There’s an enormous misconception that security means turning everything off and locking it up. The problem is that when you do that, your data, devices and systems become unusable.

Security is not synonymous with difficulty, and usability does not necessarily mean insecure.

You can have good security and usability – in fact, that is something we should strive for.

Deliver on the expectation of good user experiences

In the past we were far more tolerant. In the past, you had to wind up a car to start it. Today you press the ignition button and you’re off to the races.

Or, consider how our entertainment viewing experiences have changed. In the good old days, we used to go out to buy or rent a DVD. We came home, plugged it into a box and played the movie. Now we point our device to a URL, scroll through hundreds of movies and click on one.

We’ve made things easy for ourselves, which has made us more demanding. People today want things now and expect them to just work – and it can’t be buggy.

I think I would scream blue murder if my Game of Thrones stopped playing.

Don’t make security an option, make it so

Organizations that want to ensure security while enabling usability should create solutions that are secure by default. Make sure that systems are designed for security within them rather than bolted onto them. And make sure encryption is turned on by default.

This approach prevents users from turning off security features. When devices don’t perform as expected, the first thing to go is security. People tend to value availability over factors like integrity and confidentiality of data. Yet people also are quite concerned when others use their credit cards. So, by default, organizations need to implement security.

One of the things we do to make our hardware security modules secure by default is by dividing credentials for access. A loose analogy is the Horcruxes in Harry Potter. Voldemort gets put together when all the cardholders come together. But, in the case of security, it’s a good thing.

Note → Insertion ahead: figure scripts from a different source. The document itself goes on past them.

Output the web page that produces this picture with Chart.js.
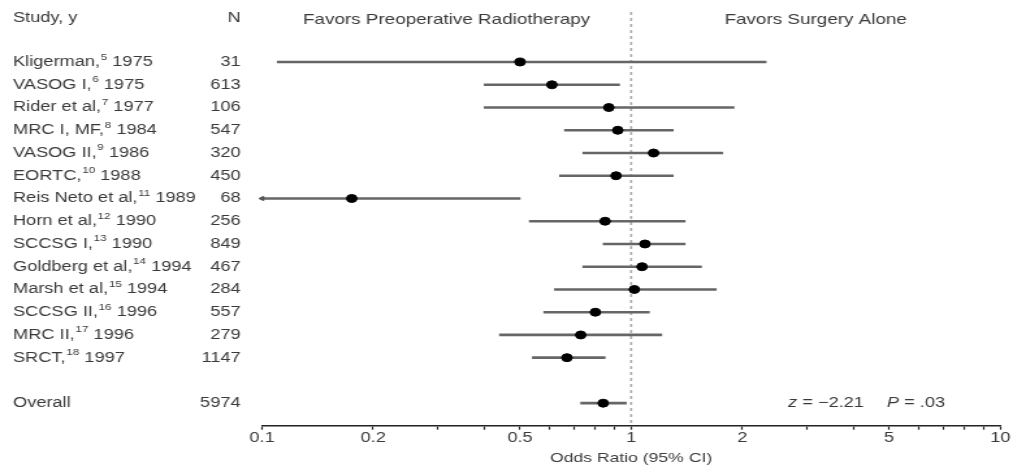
<!DOCTYPE html>
<html>
<head>
<meta charset="utf-8">
<script src="https://cdn.jsdelivr.net/npm/chart.js@4/dist/chart.umd.min.js"></script>
<style>
  html, body { margin: 0; padding: 0; background: #fff; }
</style>
</head>
<body>
<!-- the source figure is stretched sideways, so the canvas is drawn narrow and widened by css -->
<canvas id="forest" width="779" height="469" style="display:block;width:1013px;height:469px;"></canvas>
<script>
// study rows
const studies = ["Kligerman,", "VASOG I,", "Rider et al,", "MRC I, MF,", "VASOG II,", "EORTC,",
    "Reis Neto et al,", "Horn et al,", "SCCSG I,", "Goldberg et al,", "Marsh et al,",
    "SCCSG II,", "MRC II,", "SRCT,"];
const refs = [5, 6, 7, 8, 9, 10, 11, 12, 13, 14, 15, 16, 17, 18];
const years = [1975, 1975, 1977, 1984, 1986, 1988, 1989, 1990, 1990, 1994, 1994, 1996, 1996, 1997];
const nValues = [31, 613, 106, 547, 320, 450, 68, 256, 849, 467, 284, 557, 279, 1147];
const oddsRatio = [0.50, 0.61, 0.87, 0.92, 1.15, 0.91, 0.175, 0.85, 1.09, 1.07, 1.02, 0.80, 0.73, 0.67];
const ciLow = [0.11, 0.40, 0.40, 0.66, 0.74, 0.64, 0.05, 0.53, 0.84, 0.74, 0.62, 0.58, 0.44, 0.54];
const ciHigh = [2.32, 0.93, 1.90, 1.30, 1.77, 1.30, 0.50, 1.40, 1.40, 1.55, 1.70, 1.12, 1.21, 0.85];

// pooled result
const overallLabel = "Overall";
const overallN = 5974;
const overallOR = 0.84;
const overallLow = 0.73;
const overallHigh = 0.97;
const zText = "\u2212" + "2.21";
const pText = ".03";

// axis
const tickValues = [0.1, 0.2, 0.3, 0.4, 0.5, 0.6, 0.7, 0.8, 0.9, 1, 2, 3, 4, 5, 6, 7, 8, 9, 10];
const tickLabels = [0.1, 0.2, 0.5, 1, 2, 5, 10];
const xMin = 0.1, xMax = 10;

const FONT = '"Liberation Sans", Arial, Helvetica, sans-serif';
const TEXT = "#3a3a3a";

// overall sits one empty row below the last study
const overallRow = studies.length + 1;
const yMin = -2.2, yMax = overallRow + 0.99;

const allOR = oddsRatio.concat([overallOR]);
const allLow = ciLow.concat([overallLow]);
const allHigh = ciHigh.concat([overallHigh]);
const rowOf = i => (i < studies.length ? i : overallRow);

const pointData = allOR.map((v, i) => ({ x: v, y: rowOf(i) }));
const barData = allOR.map((v, i) => ({ x: [allLow[i], allHigh[i]], y: rowOf(i) }));
const arrowData = allLow.map((v, i) => ({ v, i }))
    .filter(d => d.v < xMin)
    .map(d => ({ x: xMin, y: rowOf(d.i) }));

// labels, N column, headers and stats text
const textPlugin = {
    id: "forestText",
    afterDraw(chart) {
        const ctx = chart.ctx;
        const xs = chart.scales.x, ys = chart.scales.y;
        const labelX = 10, nX = 185;

        ctx.save();
        ctx.fillStyle = TEXT;
        ctx.textBaseline = "middle";
        ctx.font = "14px " + FONT;

        // headers
        ctx.textAlign = "left";
        ctx.fillText("Study, y", labelX, 18);
        ctx.textAlign = "right";
        ctx.fillText("N", nX, 18);

        ctx.font = "14.5px " + FONT;
        ctx.textAlign = "center";
        const mid = xs.getPixelForValue(1);
        ctx.fillText("Favors Preoperative Radiotherapy", (xs.getPixelForValue(xMin) + mid) / 2, 20);
        ctx.fillText("Favors Surgery Alone", (mid + xs.getPixelForValue(xMax)) / 2, 20);

        // study rows
        studies.forEach((name, i) => {
            const y = ys.getPixelForValue(i);
            ctx.textAlign = "left";
            ctx.font = "14px " + FONT;
            ctx.fillText(name, labelX, y);
            let x = labelX + ctx.measureText(name).width;
            ctx.font = "9px " + FONT;
            ctx.fillText(String(refs[i]), x + 0.5, y - 5);
            x += ctx.measureText(String(refs[i])).width + 0.5;
            ctx.font = "14px " + FONT;
            ctx.fillText(" " + years[i], x, y);
            ctx.textAlign = "right";
            ctx.fillText(String(nValues[i]), nX, y);
        });

        // overall row
        const yo = ys.getPixelForValue(overallRow);
        ctx.font = "14px " + FONT;
        ctx.textAlign = "left";
        ctx.fillText(overallLabel, labelX, yo);
        ctx.textAlign = "right";
        ctx.fillText(String(overallN), nX, yo);

        // z and P
        ctx.textAlign = "left";
        ctx.font = "italic 14px " + FONT;
        ctx.fillText("z", 606, yo);
        ctx.font = "14px " + FONT;
        ctx.fillText(" = " + zText, 606 + ctx.measureText("z").width, yo);
        ctx.font = "italic 14px " + FONT;
        ctx.fillText("P", 682, yo);
        ctx.font = "14px " + FONT;
        ctx.fillText(" = " + pText, 682 + ctx.measureText("P").width, yo);
        ctx.restore();
    }
};

const chart = new Chart(document.getElementById("forest"), {
    type: "scatter",
    data: {
        datasets: [
            {
                label: "Odds ratio",
                data: pointData,
                pointStyle: "circle",
                pointRadius: 4,
                pointBackgroundColor: "#000",
                pointBorderColor: "#000",
                pointBorderWidth: 1
            },
            {
                label: "Arrow",
                data: arrowData,
                pointStyle: "triangle",
                rotation: 270,
                pointRadius: 2.5,
                pointBackgroundColor: "#555",
                pointBorderColor: "#555",
                clip: false
            },
            {
                type: "bar",
                label: "95% CI",
                indexAxis: "y",
                data: barData,
                backgroundColor: "#666",
                borderWidth: 0,
                barThickness: 2,
                grouped: false
            },
            {
                type: "line",
                label: "No effect",
                data: [{ x: 1, y: yMin }, { x: 1, y: yMax }],
                borderColor: "#a8a8a8",
                borderWidth: 1.6,
                borderDash: [3, 3],
                pointRadius: 0,
                fill: false
            }
        ]
    },
    options: {
        responsive: false,
        animation: false,
        events: [],
        layout: { padding: { left: 201.5, right: 9.8, top: 12, bottom: 2.3 } },
        plugins: {
            legend: { display: false },
            tooltip: { enabled: false }
        },
        scales: {
            x: {
                type: "logarithmic",
                min: xMin,
                max: xMax,
                offset: false,
                afterBuildTicks: scale => {
                    scale.ticks = tickValues.map(v => ({ value: v }));
                },
                ticks: {
                    autoSkip: false,
                    maxRotation: 0,
                    padding: 0,
                    color: TEXT,
                    font: { family: FONT, size: 14 },
                    callback: v => (tickLabels.includes(v) ? String(v) : "")
                },
                grid: {
                    drawOnChartArea: false,
                    drawTicks: true,
                    tickLength: 4,
                    tickWidth: 1.2,
                    tickColor: "#222"
                },
                border: { display: true, color: "#222", width: 1.6 },
                title: {
                    display: true,
                    text: "Odds Ratio (95% CI)",
                    color: TEXT,
                    font: { family: FONT, size: 13.5 },
                    padding: { top: 4, bottom: 0 }
                }
            },
            y: {
                type: "linear",
                display: false,
                reverse: true,
                min: yMin,
                max: yMax,
                offset: false
            }
        }
    },
    plugins: [textPlugin]
});
</script>
</body>
</html>
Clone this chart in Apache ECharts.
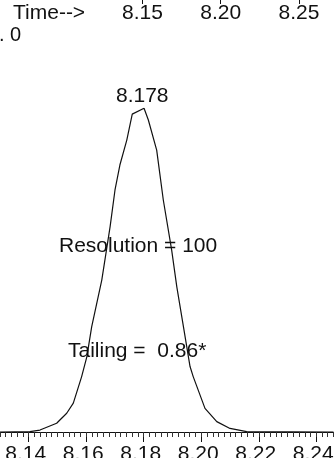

If you’re a financial organization, how do you prevent the insider attack where worker Bob can steal everything if he’s got the key? The way we solve that is by using secret sharing, where keys are split into separate fragments and distributed amongst a group. That way, you have to have to persuade multiple people to get access, so Bob can’t function on his own.

Employ password managers and two-factor authentication

Passwords are a commonly used facet of security, but they can be hard to remember. As passwords get longer and multiply, people end up writing them on sticky notes. That results in a less-than-secure solution because then other people can read the passwords.

Kevin Mitnick, one of the greatest social engineer hackers, suggests using a password manager. The famed hacker-turned-cybersecurity advisor explains that a password manager stores passwords in a secure way. Passwords provide security. Password managers make life easier.

Two-factor authentication delivers an added layer of security. And apps like Google Authenticator and Microsoft Authenticator can be used as a second factor to authenticate users.

These apps are preferable to two-factor authentication (2FA) that rely on SMS confirmation. The problem here is that SMSs are based on Signaling System 7 (SS7). SS7 is a legacy telephone network technology that is easily hackable. That’s a landmine you don’t want to step on.

Also, the process for getting new SIMs is not very secure. I could call a cellular provider, say I am you, and request a new phone number. Then if I log into something, the SMS verification message comes to me. It’s relatively easy to do these SIM swapping attacks, so education is key. So is avoiding SMS-based 2FA.

Appreciate the user workflow and assess the risk

To understand usability, you have to appreciate what people are trying to do and make it easier for them. Rather than giving them lots of tasks and decisions to make, you need to make things simple. That’s why user interface design is so important.

When designing security controls, you can draw thick red lines around things to keep people away. But you can strike a better balance of you have an appreciation of what users are trying to do, what the risks are and what can go wrong.

Maybe the system locks me out of something minor if I do something wrong. That’s less of a cost than outsiders getting into the system, elevating privilege and gaining access to secrets.

You have to cut your cloth to fit. Threat analysis and costing of the impact can let you do that.

Just do it – make it work

Consumer expectations and the move to the cloud are making things easier to use. And it’s way easier to do things in software than on physical devices. But the risk is much greater.

However, people don’t want to have to enter a bunch of codes to watch a movie. But they will complain if something goes wrong, so you’ve got to build in security and make it easy.

Usability and security actually go hand in hand. If you have usability, by default you should have security designed into it. You’ve got to make it transparent to users and just make it work.